* SET EXERCISE:
Your task is to retype the lines from the opening of the material through the line that includes "const H = 1236;". Do not copy the pictures.

•••••

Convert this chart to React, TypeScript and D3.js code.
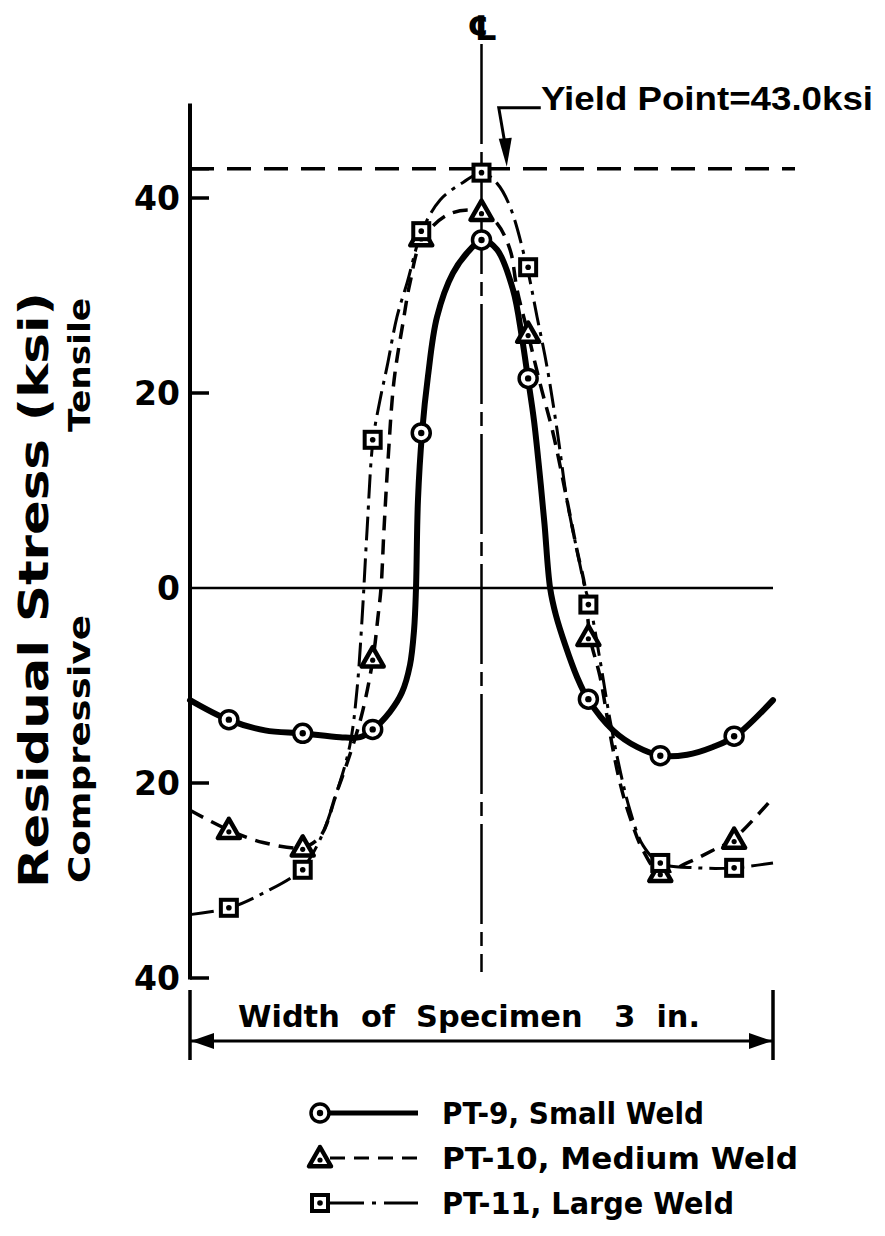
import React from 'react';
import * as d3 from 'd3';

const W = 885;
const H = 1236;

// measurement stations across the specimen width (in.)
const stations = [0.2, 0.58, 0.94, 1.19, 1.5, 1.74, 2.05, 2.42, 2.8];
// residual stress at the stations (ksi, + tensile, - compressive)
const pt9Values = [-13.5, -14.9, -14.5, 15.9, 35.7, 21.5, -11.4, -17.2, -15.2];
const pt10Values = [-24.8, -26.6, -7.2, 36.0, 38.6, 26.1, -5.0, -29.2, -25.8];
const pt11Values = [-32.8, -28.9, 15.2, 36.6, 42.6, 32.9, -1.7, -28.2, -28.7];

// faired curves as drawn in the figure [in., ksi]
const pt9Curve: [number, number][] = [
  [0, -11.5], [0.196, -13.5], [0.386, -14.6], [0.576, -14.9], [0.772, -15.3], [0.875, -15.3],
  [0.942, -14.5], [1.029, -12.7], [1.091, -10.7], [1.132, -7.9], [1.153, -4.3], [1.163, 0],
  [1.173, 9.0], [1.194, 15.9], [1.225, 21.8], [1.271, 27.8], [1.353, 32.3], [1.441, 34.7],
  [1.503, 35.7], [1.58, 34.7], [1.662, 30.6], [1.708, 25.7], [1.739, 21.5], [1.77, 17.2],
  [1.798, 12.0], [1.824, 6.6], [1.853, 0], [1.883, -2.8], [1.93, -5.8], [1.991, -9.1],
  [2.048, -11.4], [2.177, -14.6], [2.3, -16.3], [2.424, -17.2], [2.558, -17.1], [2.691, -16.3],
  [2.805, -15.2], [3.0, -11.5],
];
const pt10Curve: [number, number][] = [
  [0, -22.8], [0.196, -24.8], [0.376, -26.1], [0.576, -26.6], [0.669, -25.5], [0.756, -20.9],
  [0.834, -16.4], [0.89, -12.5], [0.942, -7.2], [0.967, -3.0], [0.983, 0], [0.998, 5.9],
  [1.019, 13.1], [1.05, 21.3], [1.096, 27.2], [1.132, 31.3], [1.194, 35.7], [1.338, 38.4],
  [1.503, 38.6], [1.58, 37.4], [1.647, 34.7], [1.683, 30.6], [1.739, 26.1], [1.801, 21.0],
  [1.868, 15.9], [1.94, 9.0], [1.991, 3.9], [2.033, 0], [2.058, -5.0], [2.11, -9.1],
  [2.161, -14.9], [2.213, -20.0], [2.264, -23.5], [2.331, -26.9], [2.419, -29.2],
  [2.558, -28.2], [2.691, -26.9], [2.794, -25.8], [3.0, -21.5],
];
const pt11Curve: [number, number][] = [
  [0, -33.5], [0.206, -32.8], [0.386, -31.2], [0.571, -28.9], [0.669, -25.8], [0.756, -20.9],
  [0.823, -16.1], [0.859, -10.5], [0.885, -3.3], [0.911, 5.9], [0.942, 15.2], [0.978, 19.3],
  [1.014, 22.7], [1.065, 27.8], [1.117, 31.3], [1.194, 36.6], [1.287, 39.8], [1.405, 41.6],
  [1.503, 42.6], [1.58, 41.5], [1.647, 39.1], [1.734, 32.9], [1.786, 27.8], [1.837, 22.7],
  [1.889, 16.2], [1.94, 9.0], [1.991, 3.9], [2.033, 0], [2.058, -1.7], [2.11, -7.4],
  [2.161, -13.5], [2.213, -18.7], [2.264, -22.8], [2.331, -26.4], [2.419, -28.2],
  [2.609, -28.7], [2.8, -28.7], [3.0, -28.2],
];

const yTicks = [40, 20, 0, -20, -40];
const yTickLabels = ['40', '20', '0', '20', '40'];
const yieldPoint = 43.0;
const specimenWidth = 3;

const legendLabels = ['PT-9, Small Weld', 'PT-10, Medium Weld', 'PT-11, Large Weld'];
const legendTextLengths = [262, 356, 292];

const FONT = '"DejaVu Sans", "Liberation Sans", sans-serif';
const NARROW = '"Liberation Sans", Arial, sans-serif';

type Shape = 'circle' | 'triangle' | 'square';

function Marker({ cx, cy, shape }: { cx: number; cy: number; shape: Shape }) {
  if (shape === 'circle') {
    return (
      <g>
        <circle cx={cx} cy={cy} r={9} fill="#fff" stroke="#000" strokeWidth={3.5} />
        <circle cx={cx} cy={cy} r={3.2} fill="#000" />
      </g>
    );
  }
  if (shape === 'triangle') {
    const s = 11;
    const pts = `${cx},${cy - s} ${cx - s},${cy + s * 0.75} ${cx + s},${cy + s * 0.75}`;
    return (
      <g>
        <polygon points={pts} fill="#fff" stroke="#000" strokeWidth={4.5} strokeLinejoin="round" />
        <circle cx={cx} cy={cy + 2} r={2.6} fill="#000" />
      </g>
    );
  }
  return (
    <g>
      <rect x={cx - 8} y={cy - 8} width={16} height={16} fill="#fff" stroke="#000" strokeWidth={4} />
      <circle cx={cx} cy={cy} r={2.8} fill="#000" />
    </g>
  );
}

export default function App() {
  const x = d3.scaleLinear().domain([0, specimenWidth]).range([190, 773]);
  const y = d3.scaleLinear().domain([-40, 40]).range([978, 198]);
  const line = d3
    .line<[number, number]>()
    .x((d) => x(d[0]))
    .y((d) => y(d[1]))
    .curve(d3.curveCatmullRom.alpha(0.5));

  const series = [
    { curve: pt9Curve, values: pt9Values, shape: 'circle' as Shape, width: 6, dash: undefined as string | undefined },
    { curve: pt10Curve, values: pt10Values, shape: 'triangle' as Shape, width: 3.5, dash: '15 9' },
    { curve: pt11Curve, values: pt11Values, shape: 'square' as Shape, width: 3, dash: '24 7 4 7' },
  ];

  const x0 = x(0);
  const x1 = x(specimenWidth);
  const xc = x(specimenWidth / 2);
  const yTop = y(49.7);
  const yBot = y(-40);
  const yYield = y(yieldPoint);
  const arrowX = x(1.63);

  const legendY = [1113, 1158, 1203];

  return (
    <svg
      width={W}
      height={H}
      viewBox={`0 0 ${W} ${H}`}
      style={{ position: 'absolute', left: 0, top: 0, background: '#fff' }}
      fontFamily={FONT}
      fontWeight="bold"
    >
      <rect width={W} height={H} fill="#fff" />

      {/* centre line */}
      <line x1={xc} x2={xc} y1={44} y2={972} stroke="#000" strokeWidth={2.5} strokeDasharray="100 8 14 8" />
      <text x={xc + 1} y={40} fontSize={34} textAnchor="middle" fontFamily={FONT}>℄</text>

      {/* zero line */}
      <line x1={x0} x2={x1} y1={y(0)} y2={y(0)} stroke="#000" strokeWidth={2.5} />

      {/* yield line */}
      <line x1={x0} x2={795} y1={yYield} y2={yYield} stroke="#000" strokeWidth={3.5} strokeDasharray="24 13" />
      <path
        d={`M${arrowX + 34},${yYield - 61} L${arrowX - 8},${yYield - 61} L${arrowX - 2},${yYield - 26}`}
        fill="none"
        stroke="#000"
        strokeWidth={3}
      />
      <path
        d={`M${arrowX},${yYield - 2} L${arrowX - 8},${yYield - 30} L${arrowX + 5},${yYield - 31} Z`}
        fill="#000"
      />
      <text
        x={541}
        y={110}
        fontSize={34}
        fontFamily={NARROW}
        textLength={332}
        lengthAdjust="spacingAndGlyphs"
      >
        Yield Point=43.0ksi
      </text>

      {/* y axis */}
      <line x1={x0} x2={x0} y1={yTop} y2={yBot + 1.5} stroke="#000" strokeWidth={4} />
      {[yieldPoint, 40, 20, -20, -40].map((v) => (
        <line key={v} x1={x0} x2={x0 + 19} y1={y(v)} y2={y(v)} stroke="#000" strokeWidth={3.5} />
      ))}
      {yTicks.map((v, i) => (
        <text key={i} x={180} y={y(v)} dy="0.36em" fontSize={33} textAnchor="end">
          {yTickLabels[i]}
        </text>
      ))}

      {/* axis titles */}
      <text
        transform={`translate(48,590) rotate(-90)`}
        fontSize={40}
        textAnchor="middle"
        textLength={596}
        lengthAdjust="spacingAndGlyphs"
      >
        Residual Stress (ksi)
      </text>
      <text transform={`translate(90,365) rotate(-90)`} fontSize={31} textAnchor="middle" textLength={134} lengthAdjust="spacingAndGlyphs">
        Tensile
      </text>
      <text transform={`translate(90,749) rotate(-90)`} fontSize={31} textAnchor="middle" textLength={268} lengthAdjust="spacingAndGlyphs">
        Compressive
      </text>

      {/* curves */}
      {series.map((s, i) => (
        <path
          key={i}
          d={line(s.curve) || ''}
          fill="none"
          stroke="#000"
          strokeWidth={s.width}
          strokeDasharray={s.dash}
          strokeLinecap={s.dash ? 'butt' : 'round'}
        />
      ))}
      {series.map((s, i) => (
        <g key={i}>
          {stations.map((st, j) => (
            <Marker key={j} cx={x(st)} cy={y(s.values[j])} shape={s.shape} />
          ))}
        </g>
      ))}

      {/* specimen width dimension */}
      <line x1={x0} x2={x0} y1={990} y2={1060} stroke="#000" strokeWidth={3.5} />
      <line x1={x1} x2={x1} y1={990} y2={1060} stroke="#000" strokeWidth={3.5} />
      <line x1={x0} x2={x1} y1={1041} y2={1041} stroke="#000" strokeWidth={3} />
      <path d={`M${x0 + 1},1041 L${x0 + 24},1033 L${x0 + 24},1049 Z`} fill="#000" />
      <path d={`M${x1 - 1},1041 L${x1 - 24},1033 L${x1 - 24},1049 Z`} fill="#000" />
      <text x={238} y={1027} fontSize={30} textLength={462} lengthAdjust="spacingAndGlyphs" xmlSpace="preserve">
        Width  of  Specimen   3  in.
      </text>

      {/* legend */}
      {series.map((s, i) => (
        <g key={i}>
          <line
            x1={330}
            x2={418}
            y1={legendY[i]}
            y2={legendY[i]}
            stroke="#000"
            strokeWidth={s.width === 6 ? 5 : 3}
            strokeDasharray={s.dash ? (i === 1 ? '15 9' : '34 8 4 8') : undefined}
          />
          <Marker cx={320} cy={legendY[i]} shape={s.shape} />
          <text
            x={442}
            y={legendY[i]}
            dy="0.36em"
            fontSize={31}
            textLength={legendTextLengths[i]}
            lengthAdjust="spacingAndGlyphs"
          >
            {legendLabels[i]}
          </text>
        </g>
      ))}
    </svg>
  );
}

•••••

* SOLUTION:
Convert this chart to React, TypeScript and D3.js code.
import React from 'react';
import * as d3 from 'd3';

const W = 885;
const H = 1236;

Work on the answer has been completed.